Elsewhere in Syria tens of thousands of people marched to call for the overthrow of the president.

"Long live Syria, down with Bashar al-Assad!" many shouted.

Security forces shot dead at least two demonstrators taking part in a rally in the Qaboun district of the capital Damascus, the Syrian Observatory for Human Rights said. Some troops fired from rooftops at marchers, activists said.

Residents said government forces also killed two protesters in the village of Busra al-Harir in the southern Hauran plain and fired on thousands defying a heavy security presence in the southern city of Deraa, fount of the three-month-old revolt.

"There was a demonstration of 1,000 people when security police fired from their cars," a Busra al-Harir resident said, giving the names of the dead as Abdelmuttaleb al-Hariri and Adnan al-Hariri. The latter was an amputee, residents said.

However, state television said unidentified gunmen killed a member of the security forces and a civilian in Busra al-Harir.

Another protester was shot dead in the Mediterranean port city of Latakia, the Syrian Observatory for Human Rights said.
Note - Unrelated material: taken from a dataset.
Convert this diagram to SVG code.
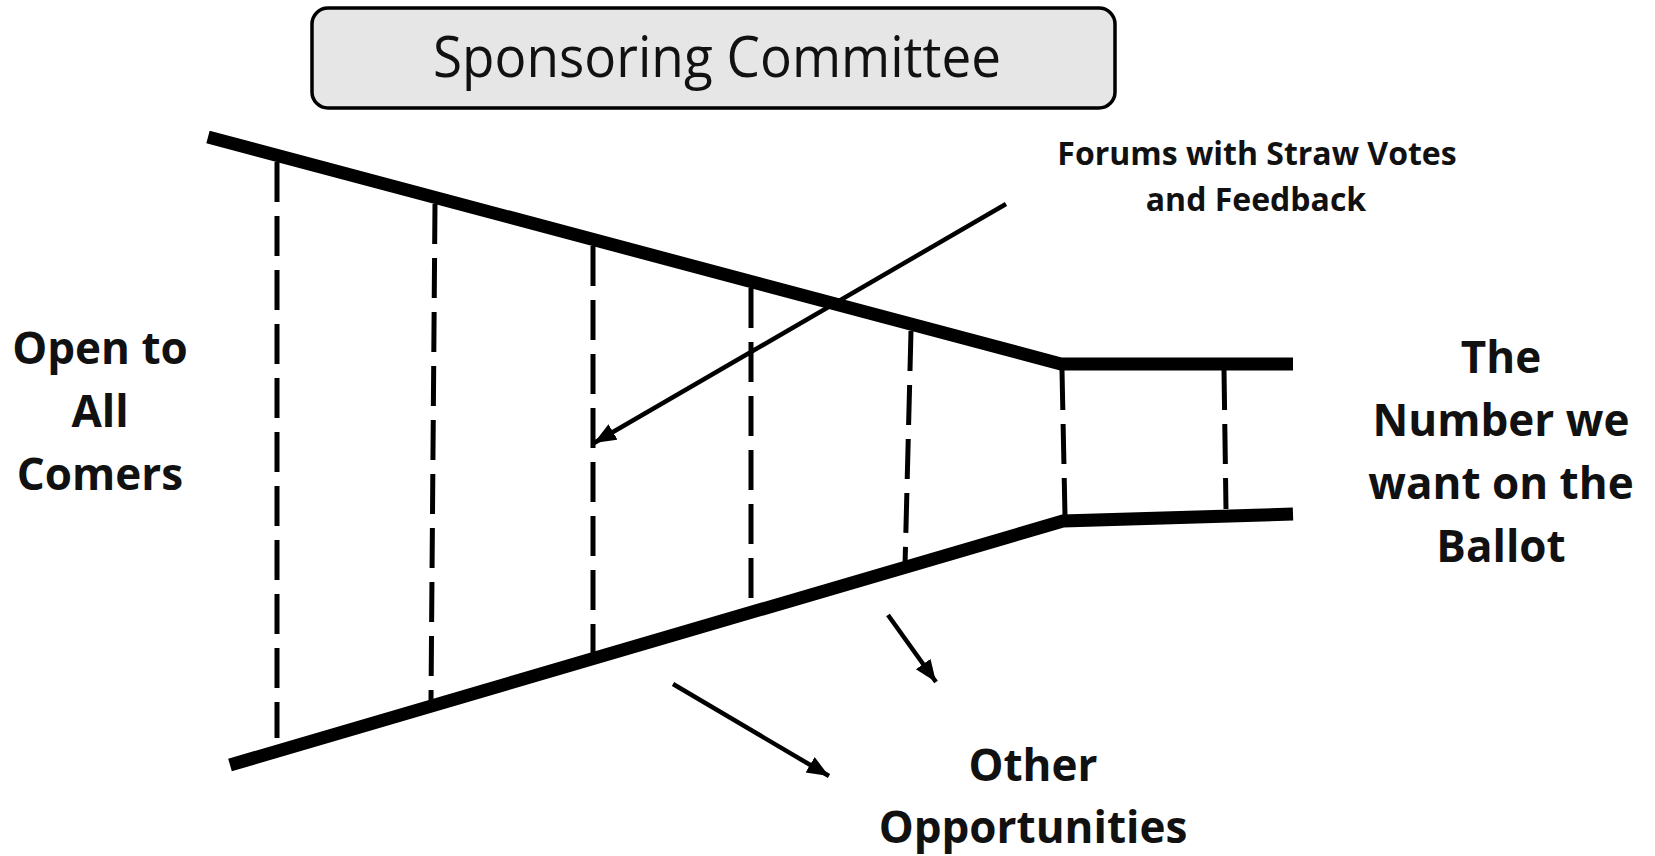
<svg xmlns="http://www.w3.org/2000/svg" width="1655" height="856" viewBox="0 0 1655 856">
  <style>
    .bg { fill: #ffffff; }
    .box { fill: #e7e6e6; stroke: #000; stroke-width: 3.5; }
    .title { font-family: "Open Sans", "Noto Sans", "Liberation Sans", sans-serif; font-size: 57px; fill: #111; text-anchor: middle; }
    .lbl { font-family: "Open Sans", "Noto Sans", "Liberation Sans", sans-serif; font-weight: bold; font-size: 44px; fill: #111; text-anchor: middle; }
    .lbl-s { font-family: "Open Sans", "Noto Sans", "Liberation Sans", sans-serif; font-weight: bold; font-size: 32px; fill: #111; text-anchor: middle; }
    .wall { fill: none; stroke: #000; stroke-width: 13; stroke-linejoin: miter; stroke-linecap: butt; }
    .stage { stroke: #000; stroke-width: 5; stroke-dasharray: 40 14; fill: none; }
    .arrow { stroke: #000; stroke-width: 4.5; fill: none; }
  </style>
  <defs>
    <marker id="head" markerUnits="userSpaceOnUse" markerWidth="24" markerHeight="20" refX="22" refY="9" orient="auto">
      <path d="M0,0 L22,9 L0,18 z" fill="#000"/>
    </marker>
  </defs>
  <rect class="bg" x="0" y="0" width="1655" height="856"/>

  <g id="sponsoring-committee">
    <rect class="box" x="312" y="8" width="803" height="100" rx="16" ry="16"/>
    <text class="title" x="717" y="77" textLength="568" lengthAdjust="spacingAndGlyphs">Sponsoring Committee</text>
  </g>

  <g id="funnel">
    <polyline class="wall" points="208,137 1061,364 1293,364"/>
    <polyline class="wall" points="230,765 1063,521 1293,514"/>
    <line class="stage" x1="277" y1="162" x2="277" y2="738"/>
    <line class="stage" x1="435" y1="204" x2="431" y2="700"/>
    <line class="stage" x1="593" y1="246" x2="593" y2="654"/>
    <line class="stage" x1="751" y1="288" x2="751" y2="600"/>
    <line class="stage" x1="911" y1="331" x2="905" y2="566"/>
    <line class="stage" x1="1062" y1="370" x2="1065" y2="516"/>
    <line class="stage" x1="1224" y1="370" x2="1226" y2="509"/>
  </g>

  <g id="connectors">
    <line class="arrow" x1="1006" y1="204" x2="594" y2="443" marker-end="url(#head)"/>
    <line class="arrow" x1="888" y1="615" x2="936" y2="682" marker-end="url(#head)"/>
    <line class="arrow" x1="673" y1="684" x2="829" y2="776" marker-end="url(#head)"/>
  </g>

  <g id="label-forums">
    <text class="lbl-s" x="1257" y="165">Forums with Straw Votes</text>
    <text class="lbl-s" x="1256" y="211">and Feedback</text>
  </g>

  <g id="label-open">
    <text class="lbl" x="100" y="364">Open to</text>
    <text class="lbl" x="100" y="427">All</text>
    <text class="lbl" x="100" y="490">Comers</text>
  </g>

  <g id="label-number">
    <text class="lbl" x="1501" y="373">The</text>
    <text class="lbl" x="1501" y="436">Number we</text>
    <text class="lbl" x="1501" y="499">want on the</text>
    <text class="lbl" x="1501" y="562">Ballot</text>
  </g>

  <g id="label-other">
    <text class="lbl" x="1033" y="781">Other</text>
    <text class="lbl" x="1033" y="843">Opportunities</text>
  </g>
</svg>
A Turkish newspaper said Ankara was looking into creating a buffer zone along the border as a contingency if hundreds of thousands of Syrians were driven out by the military campaign to stamp out protests against 41 years of Assad family domination.

Demonstrators demanding the "downfall of the regime" and chanting slogans in support of compatriots in Jisr al-Shughour took to the streets in the oil-producing eastern province of Deir al-Zor, the central cities of Hama and Homs, the main Mediterranean port of Latakia and the Tabaqa region on the Euphrates River in Raqqa province, activists and residents said.
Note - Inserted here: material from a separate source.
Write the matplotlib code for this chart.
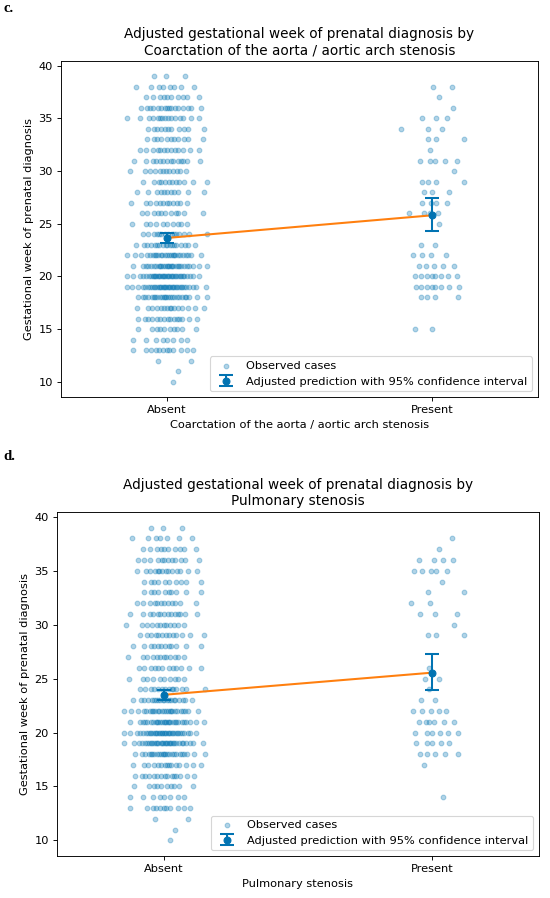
import matplotlib
matplotlib.use("Agg")
import matplotlib.pyplot as plt
import numpy as np
from statistics import NormalDist

weeks = list(range(10, 40))

# counts of observed cases per gestational week (10..39)
coa_absent = [1, 1, 2, 12, 8, 10, 15, 15, 25, 35, 35, 28, 25, 18, 15,
              10, 11, 12, 11, 12, 12, 14, 13, 11, 11, 15, 16, 10, 8, 3]
coa_present = [0, 0, 0, 0, 0, 2, 0, 0, 4, 8, 8, 5, 4, 2, 0,
               1, 4, 4, 3, 4, 1, 5, 1, 3, 3, 3, 1, 1, 2, 0]
ps_absent = [1, 1, 2, 11, 8, 10, 15, 15, 24, 32, 34, 28, 25, 20, 14,
             10, 12, 12, 12, 13, 12, 14, 12, 10, 10, 14, 12, 10, 7, 3]
ps_present = [0, 0, 0, 0, 1, 0, 0, 1, 5, 5, 6, 6, 5, 2, 1,
              2, 1, 0, 0, 3, 1, 3, 2, 2, 1, 5, 4, 1, 1, 0]

groups = ['Absent', 'Present']

# adjusted predictions and 95% CI
coa_pred = [23.65, 25.8]
coa_low = [23.2, 24.3]
coa_high = [24.1, 27.4]
ps_pred = [23.5, 25.55]
ps_low = [23.05, 23.95]
ps_high = [23.95, 27.25]

BLUE = '#0173b2'
ORANGE = '#ff7f0e'
DPI = 82


def row_jitter(n, sd, row):
    # deterministic horizontal spread within one week row
    nd = NormalDist(0, sd)
    phi = (np.sqrt(5) - 1) / 2
    off = (row * np.sqrt(2) + 0.37 * row * row * phi) % 1
    u = [(off + k * phi) % 1 for k in range(n)]
    u = [min(max(v, 0.01), 0.99) for v in u]
    return np.array([nd.inv_cdf(v) for v in u])


def draw(ax, absent, present, pred, low, high, title, xlabel):
    for gi, counts in enumerate([absent, present]):
        sd = 0.065 if gi == 0 else 0.052
        xs_all, ys_all = [], []
        for ri, (w, c) in enumerate(zip(weeks, counts)):
            if c == 0:
                continue
            xs_all.append(gi + row_jitter(c, sd, ri + 1 + 17 * gi))
            ys_all.append(np.full(c, w))
        ax.scatter(np.concatenate(xs_all), np.concatenate(ys_all), s=17,
                   color=BLUE, alpha=0.3,
                   label='Observed cases' if gi == 0 else None)
    xs = np.arange(len(groups))
    ax.plot(xs, pred, color=ORANGE, lw=1.8, zorder=3)
    err = [np.array(pred) - np.array(low), np.array(high) - np.array(pred)]
    ax.errorbar(xs, pred, yerr=err, fmt='o', color=BLUE, ms=6,
                elinewidth=1.8, capsize=6, capthick=1.8, zorder=4,
                label='Adjusted prediction with 95% confidence interval')
    ax.set_xticks(xs)
    ax.set_xticklabels(groups)
    ax.set_xlim(-0.4, 1.4)
    ax.set_yticks([10, 15, 20, 25, 30, 35, 40])
    ax.set_ylabel('Gestational week of prenatal diagnosis')
    ax.set_xlabel(xlabel)
    ax.set_title(title)
    ax.legend(loc='lower right')


fig = plt.figure(figsize=(550 / DPI, 898 / DPI), dpi=DPI)
ax1 = fig.add_axes([61 / 550, 1 - 397 / 898, 477 / 550, 336 / 898])
ax2 = fig.add_axes([57 / 550, 1 - 856 / 898, 482 / 550, 344 / 898])

draw(ax1, coa_absent, coa_present, coa_pred, coa_low, coa_high,
     'Adjusted gestational week of prenatal diagnosis by\n'
     'Coarctation of the aorta / aortic arch stenosis',
     'Coarctation of the aorta / aortic arch stenosis')
draw(ax2, ps_absent, ps_present, ps_pred, ps_low, ps_high,
     'Adjusted gestational week of prenatal diagnosis by\nPulmonary stenosis',
     'Pulmonary stenosis')

fig.text(3 / 550, 1 - 9 / 898, 'c.', family='Liberation Serif', weight='bold',
         fontsize=13, va='center', ha='left')
fig.text(3 / 550, 1 - 457 / 898, 'd.', family='Liberation Serif', weight='bold',
         fontsize=13, va='center', ha='left')

fig.savefig('out.png', dpi=DPI)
Tens of thousands of people marched unchallenged in Hama, they said, well above the turnout of the previous Friday when security forces killed at least 70 protesters.

Protests were also reported in five Damascus suburbs and Syria's second largest city Aleppo.

Inhabitants said at least 15,000 troops along with some 40 tanks and troop carriers had deployed near Jisr al-Shughour.

"Jisr al-Shughour is practically empty. People were not going to sit and be slaughtered like lambs," said one refugee who crossed on Wednesday and who gave his name as Mohammad.

The International Committee of the Red Cross (ICRC) urged Syria to allow its aid workers wider access to the civilian population without further delay, including people who have been wounded or detained in the military clampdown on public dissent.

Rights groups say over 1,100 civilians have been killed since March in the revolt to demand more political freedoms and an end to corruption and poverty.

"Whether Assad still has the legitimacy to govern his own country, I think is a question everyone needs to consider," said US defense secretary Robert Gates said today.

Britain, France, Germany and Portugal have asked the U.N. Security Council to condemn Assad, although veto-wielding Russia has said it would oppose such a move as counter-productive.

World powers have shown no appetite for any Libya-style military intervention in Syria because it sits on a major fault line of Middle East conflict, allied with Iran against nearby Israel. The Syrian leadership has shrugged off mild punitive sanctions imposed so far, and verbal reprimands from abroad.